Public Spend Forum Europe – Public Procurement Highlights from This Week


Public Spend Forum is dedicated to public sector procurement, and aims to be a global community and knowledge network for improving public procurement and the public sector market. In Europe alone, we are talking about well over a trillion Euros of money from taxpayers and citizens being spent by governments and public sector bodies. Worth doing well, you might consider.

Part of the PSF site is dedicated to Europe-related issues, and that is where you will find our articles and news stories from this week. It will require a one-off, quick registration to view them. Please join us – follow the links in the summaries below.

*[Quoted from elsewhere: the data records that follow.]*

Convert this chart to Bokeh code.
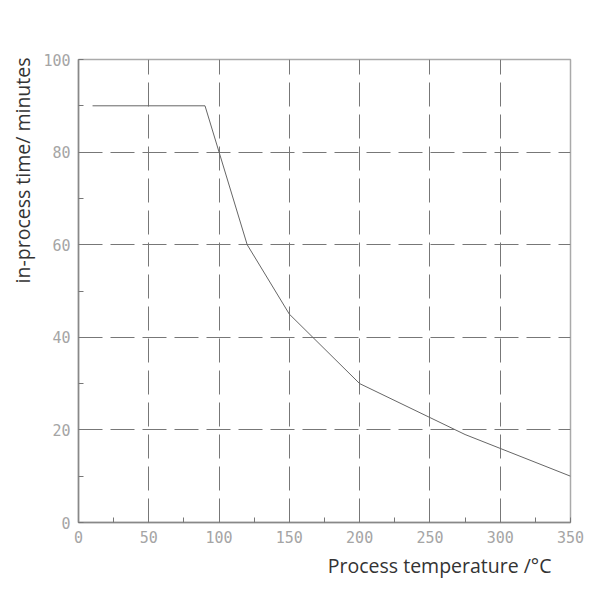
from bokeh.plotting import figure
from bokeh.models import Range1d, SingleIntervalTicker, Title
from bokeh.embed import file_html
from bokeh.resources import INLINE

# Data
temperature = [10, 90, 120, 150, 200, 275, 350]
process_time = [90, 90, 60, 45, 30, 19, 10]

x_label_text = "Process temperature /°C"
y_label_text = "in-process time/ minutes"

p = figure(width=600, height=600, output_backend="svg", toolbar_location=None,
           x_range=Range1d(0, 350), y_range=Range1d(0, 100),
           min_border_left=78, min_border_right=30,
           min_border_top=59, min_border_bottom=78)

p.background_fill_color = "white"
p.border_fill_color = "white"
p.outline_line_color = "#aaaaaa"
p.outline_line_width = 1.5

p.xaxis.ticker = SingleIntervalTicker(interval=50, num_minor_ticks=2)
p.yaxis.ticker = SingleIntervalTicker(interval=20, num_minor_ticks=2)

for ax in (p.xaxis[0], p.yaxis[0]):
    ax.axis_line_color = "#888888"
    ax.axis_line_width = 1.5
    ax.major_tick_in = 0
    ax.major_tick_out = 0
    ax.minor_tick_in = 5
    ax.minor_tick_out = 0
    ax.minor_tick_line_color = "#777777"
    ax.major_label_standoff = 8
    ax.major_label_text_font = "DejaVu Sans Mono"
    ax.major_label_text_font_size = "15px"
    ax.major_label_text_color = "#a5a5a5"

for g in (p.xgrid[0], p.ygrid[0]):
    g.grid_line_color = "#777777"
    g.grid_line_width = 1
    g.grid_line_dash = "24 8"

p.line(temperature, process_time, line_color="#666666", line_width=1)

xt = Title(text=x_label_text, align="right", offset=19, standoff=8,
           text_font="Open Sans", text_font_size="19.5px",
           text_font_style="normal", text_color="#333333")
yt = Title(text=y_label_text, align="right", offset=-2, standoff=10,
           text_font="Open Sans", text_font_size="19.5px",
           text_font_style="normal", text_color="#333333")
p.add_layout(xt, "below")
p.add_layout(yt, "left")

open("out.html", "w").write(file_html(p, INLINE))
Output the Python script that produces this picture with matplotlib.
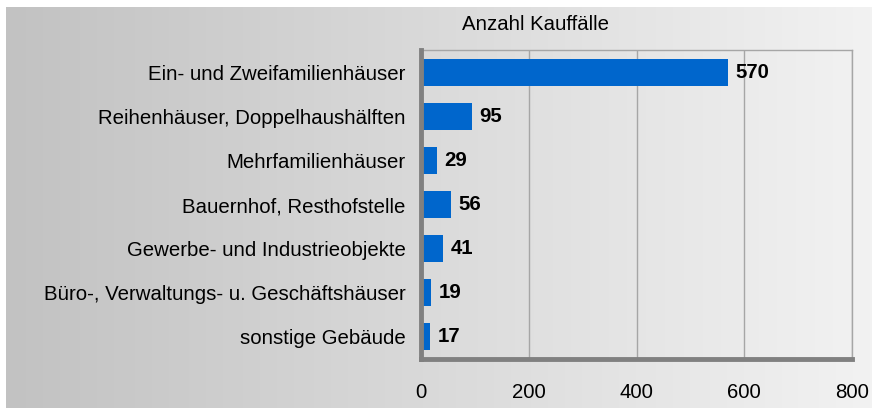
import numpy as np
import matplotlib
matplotlib.use('Agg')
import matplotlib.pyplot as plt

plt.rcParams['font.family'] = ['Liberation Sans', 'DejaVu Sans']

# data
categories = ['Ein- und Zweifamilienhäuser', 'Reihenhäuser, Doppelhaushälften',
              'Mehrfamilienhäuser', 'Bauernhof, Resthofstelle',
              'Gewerbe- und Industrieobjekte', 'Büro-, Verwaltungs- u. Geschäftshäuser',
              'sonstige Gebäude']
values = [570, 95, 29, 56, 41, 19, 17]
xticks = [0, 200, 400, 600, 800]
title = 'Anzahl Kauffälle'

W, H = 872, 408
fs = 14.7
fig = plt.figure(figsize=(W / 100, H / 100), dpi=100)
fig.patch.set_facecolor('white')

# gradient background of the whole chart
bg = fig.add_axes([6 / W, 0, 1 - 6 / W, 1 - 7 / H], zorder=-2)
grad = np.linspace(0, 1, 256).reshape(1, -1)
bg.imshow(grad, aspect='auto', cmap=matplotlib.colors.LinearSegmentedColormap.from_list(
    'bg', ['#c2c2c2', '#f2f2f2']), extent=[0, 1, 0, 1])
bg.set_axis_off()

# plot area
x0, x1 = 421, 852
y0, y1 = 50, 359
ax = fig.add_axes([x0 / W, 1 - y1 / H, (x1 - x0) / W, (y1 - y0) / H])
ax.set_xlim(0, 800)
ax.set_ylim(len(categories) - 0.5, -0.5)
ax.imshow(grad, aspect='auto', cmap=matplotlib.colors.LinearSegmentedColormap.from_list(
    'pa', ['#dadada', '#f1f1f1']), extent=[0, 800, len(categories) - 0.5, -0.5], zorder=0)

ypos = np.arange(len(categories))
ax.barh(ypos, values, height=0.61, color='#0066cc', zorder=3)
for y, v in zip(ypos, values):
    ax.text(v + 14, y, str(v), va='center', ha='left', fontsize=fs,
            fontweight='bold', color='black', zorder=4)

ax.set_xticks(xticks)
ax.set_xticklabels([str(t) for t in xticks], fontsize=fs)
ax.set_yticks(ypos)
ax.set_yticklabels(categories, fontsize=fs)
ax.tick_params(axis='both', length=0, colors='black')
ax.tick_params(axis='x', pad=17)
ax.tick_params(axis='y', pad=11)
ax.grid(axis='x', color='#a6a6a6', linewidth=1, zorder=1)

for s in ['left', 'bottom']:
    ax.spines[s].set_color('#808080')
    ax.spines[s].set_linewidth(3.5)
    ax.spines[s].set_zorder(5)
for s in ['top', 'right']:
    ax.spines[s].set_color('#a6a6a6')
    ax.spines[s].set_linewidth(1)

fig.text(536 / W, 1 - 25 / H, title, ha='center', va='center', fontsize=fs)

fig.savefig('out.png', dpi=100)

We looked at the next issue discussed in the excellent National Audit Office Commercial and Contract Management guidance. This one is “manage your own obligations” and looks at why and how the buying organisation needs to do what it says it will in the contract. Sounds obvious, yes, but it is amazing how often it doesn’t happen, because of lack of skills on the buy side, lack of contract management resource, or sheer incompetence. And of course it goes without saying that it's pretty difficult to hold the supplier to account for their performance if you’re not doing what you said you would…

We featured an interesting article here from Thomas Voland and Kristin Vorbeck of top law firm Freshfields Bruckhaus Deringer LLP on the also excellent Lexology legal news and content website.  Firefighters and Their Fair Trade Trousers: Human Rights in Public Procurement was perhaps not quite as exciting as that title might have made you expect, but it’s a good review of the use of ESL (environmental, social and labour) criteria in supplier selection decisions, with a particular focus on Germany.

I also got into an argument on the PSF site with Joseph Sandor – who is a very eminent professor -  about negotiation and BATNA. He is not convinced BATNA is a useful concept. I disagree. He believes that negotiation is very much about collaboration, sharing and so on, whereas I have a slightly more cynical view of many business negotiations! Well, my point is that his approach is fine in certain cases, and certain cases only, and even then, why wouldn’t you want to have a good alternative (BATNA) up your sleeve if the supplier won’t play fair?

Here is a good issue for Andrew Forzani, new Chief Commercial Officer at the Ministry of Defence, to get stuck into. It is a nice £600 million contract for communications satellite provision and service, awarded under a single-source, non-competitive process to Airbus. Should MOD still be giving so much business to suppliers without competition? And where there really isn’t any other option, how do you then make sure the taxpayer doesn’t get ripped off? Good luck with those very tricky issues, Andrew!